Davin Mason made his name known in Friday’s win at Gray-New Gloucester by rushing for four touchdowns, but what really made the quarterback — and the Rebels’ offense — dangerous was Mason’s ability to throw the ball.

Mason was 13 of 23 passing (57 percent), but just 5 of 12 (42 percent) in the first half. The Rebels found themselves trailing at halftime, 22-16, but an improved passing attack helped their second-half comeback.

“It was pretty big. We try to balance it out, but passing was big,” Telstar coach Tim O’Connor said. “We had several passes in the first half that got dropped, and, I mean, they were open. So we just didn’t make the plays.”

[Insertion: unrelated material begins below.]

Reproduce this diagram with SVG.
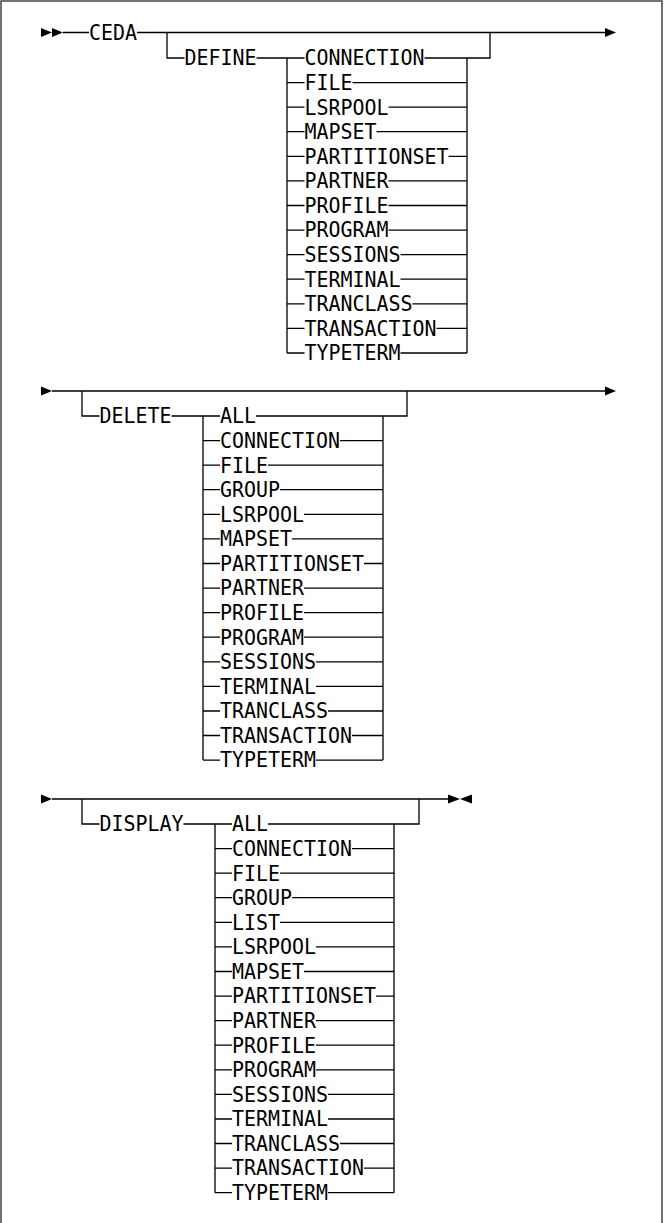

Mason was an efficient 8 for 11 in the second half, including completing his final five passes and seven of his last eight. Of his 182 passing yards, 141 came in the second half, with five passes going for 20 yards or more.

“Their quarterback was putting it right on them in the second half, so it made it tough,” Gray-New Gloucester coach Brian Jahna. “And then a few of the plays were just a little wacky and they end up still getting it. It hurts.”

Mason connected with four different receivers in the game — Teddy Doyle, Shane Ojeda, Brayden Stevens and Myles Lilly. Stevens was his favorite target, with seven completions to the sophomore running back.

“I have 100 percent confidence in them,” Mason said. “I’ll throw any ball to them, any day of the week. I don’t care who’s covering them, I’ll give them the ball. I know they can make plays.”